Bill Cosby accuser Andrea Constand tells jury she couldn't stop assault: 'I was frozen'
She choked up while describing the alleged assault from 2004.
— -- Andrea Constand, who has accused Bill Cosby of drugging and sexually assaulting her in 2004, took the stand today at the Norristown, Pennsylvania, court.
Constand answered questions for nearly an hour from the prosecution. She repeatedly paused and choked up while describing the alleged assault and a previous unwanted advance from Cosby.
"He opened his hand and he had three blue pills in his hand, he said these will help you relax. I said, ‘What are they? Are they natural? Are they herbal?’ And he nodded his head and said ‘Yes, put them down,’" she described to the jury.
Constand said she began to feel the effects of the pills about 30 minutes later. She slurred her words and had trouble seeing, she testified.
“I said, ‘I see two of you,’” she continued. “Mr. Cosby stood up, and I stood up. Cause he said you probably need to relax, and when I stood up, my legs were not strong, and I began to panic a little bit ... But I knew I couldn’t really get up and go anywhere at the same time, because my legs were rubbery, I was in no state of mind."
Montgomery County Assistant District Attorney Kristen Feden then asked if she told Cosby to stop making an advance toward her.
“I wasn’t able to,” she said. “In my head I was trying to get my hands to move or my legs to move, but I was frozen and those [mental] messages didn’t get there and I was very limp, so I wasn’t able to fight him anyway. I wanted it to stop.”
Constand later added that she confronted Cosby after the alleged incident, including several calls, some with her mother listening. After realizing he was being “evasive” and would not tell her what the pills that he gave her were, she accused him of assault.

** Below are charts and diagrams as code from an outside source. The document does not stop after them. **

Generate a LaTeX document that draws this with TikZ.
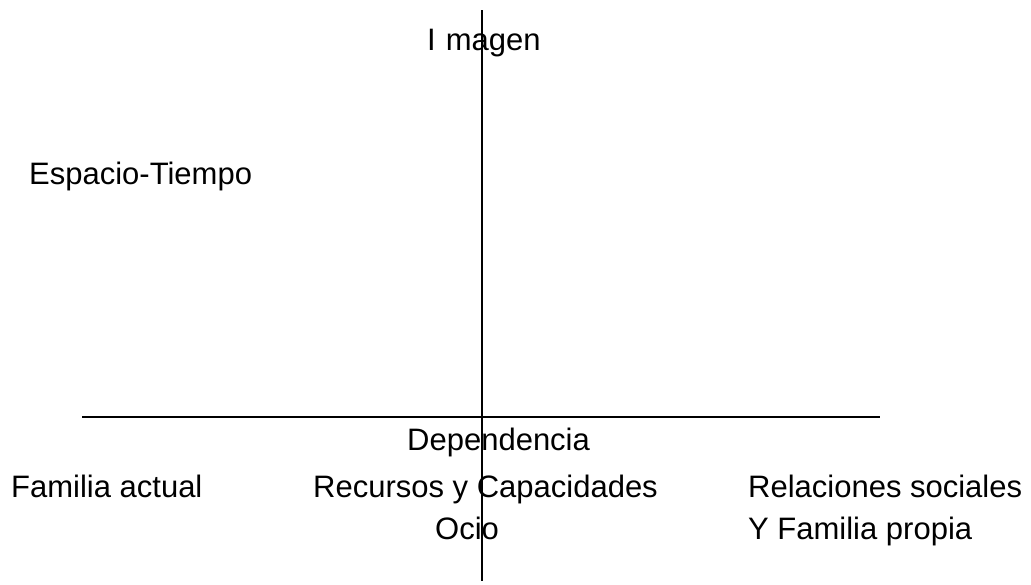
\documentclass[tikz,border=0pt]{standalone}
\usepackage{fontspec}
\setmainfont{Liberation Sans}
\begin{document}
\begin{tikzpicture}[x=1pt,y=-1pt,
  lbl/.style={anchor=base west,inner sep=0pt,font=\fontsize{31}{37}\selectfont},
  axis/.style={line width=1.4pt,black}]
\useasboundingbox (0,0) rectangle (1031,584);
\coordinate (vtop) at (482,10);
\coordinate (vbot) at (482,581);
\coordinate (hl) at (82,417);
\coordinate (hr) at (880,417);
\draw[axis] (vtop) -- (vbot);
\draw[axis] (hl) -- (hr);
\node[lbl] (imagen) at (427,50) {I\hspace{10pt}magen};
\node[lbl] (espacio) at (29,184) {Espacio-Tiempo};
\node[lbl] (dep) at (407,450) {Dependencia};
\node[lbl] (fam) at (11,497) {Familia actual};
\node[lbl] (rec) at (313,497) {Recursos y Capacidades};
\node[lbl] (rel) at (748,497) {Relaciones sociales};
\node[lbl] (ocio) at (435,539) {Ocio};
\node[lbl] (yfam) at (748,539) {Y Familia propia};
\end{tikzpicture}
\end{document}
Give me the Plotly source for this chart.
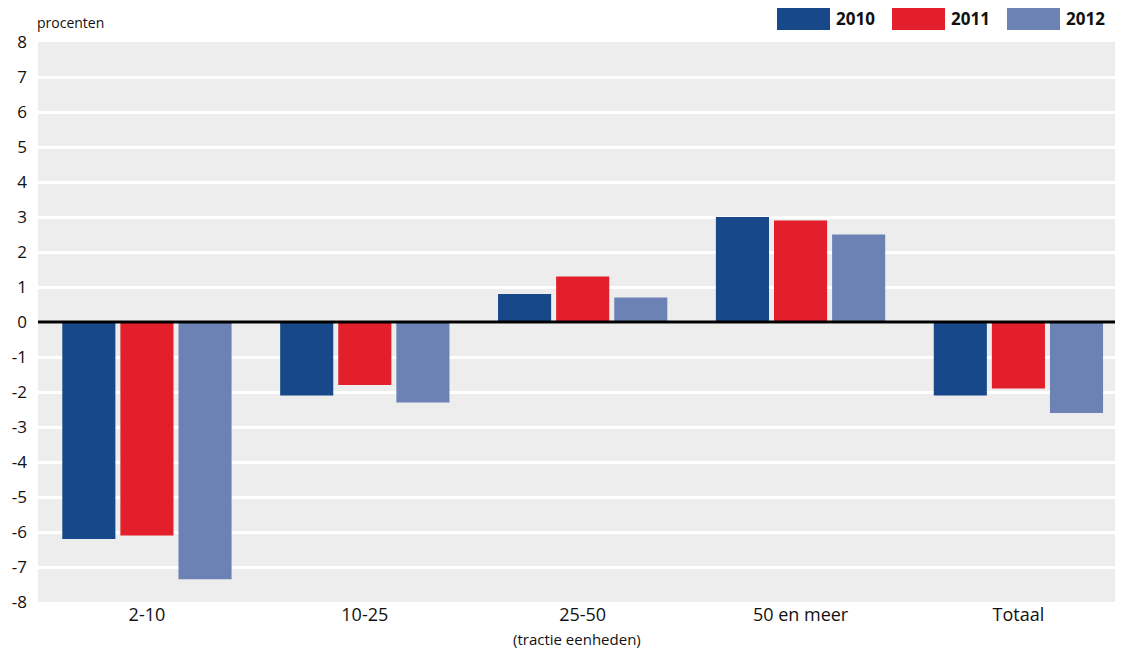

“Mr. Cosby eventually he apologized to me and my mother,” she said.
On Monday, Cosby's defense attorney Brian McMonagle emphatically told the jury that Constand was “never incapacitated" during her encounters with the comedian, and that she had been “untruthful time and time and time again" with local law enforcement.
During cross-examination, Constand acknowledged that she initially told police in Canada that she had never been alone with Cosby prior to the alleged assault. She testified Tuesday that she in fact had been alone with Cosby on several earlier occasions, but she rebuffed any advances. She also acknowledged dozens of phone calls between her and Cosby between the date of the alleged assault and her 2005 filing of a police report in Canada.
Constand was one of multiple people to take the stand on Tuesday, including the mother of another Cosby accuser Kelly Johnson, Dr. Patrice Sewell, and attorney Joseph Miller, who was representing Johnson's former employer the William Morris Agency when he said she told him of the alleged assault more than two decades ago. But Miller said there were discrepancies in Johnson's story.
Johnson testified Monday that the alleged assault took place in 1996. Miller claimed Johnson told him that the alleged incident occurred in 1990 when they originally spoke. During his testimony, Miller said he was referring to his notes, not an official deposition from that case, which he said is unavailable. Johnson's attorney, Gloria Allred, said it was impossible to clarify what Johnson said without an official deposition.
Cosby was charged in 2015 with felony aggravated indecent assault shortly before the statute of limitations on Constand's claim expired. This is the first time that Cosby, 79, has been charged with a crime, though in recent years, he has been accused by more than 50 women of drugging and/or sexual misconduct.
Cosby, 79, has always maintained his innocence. His defense team has yet to cross-examine Constand.
If Cosby is convicted, he faces up to 10 years in prison and a $25,000 fine.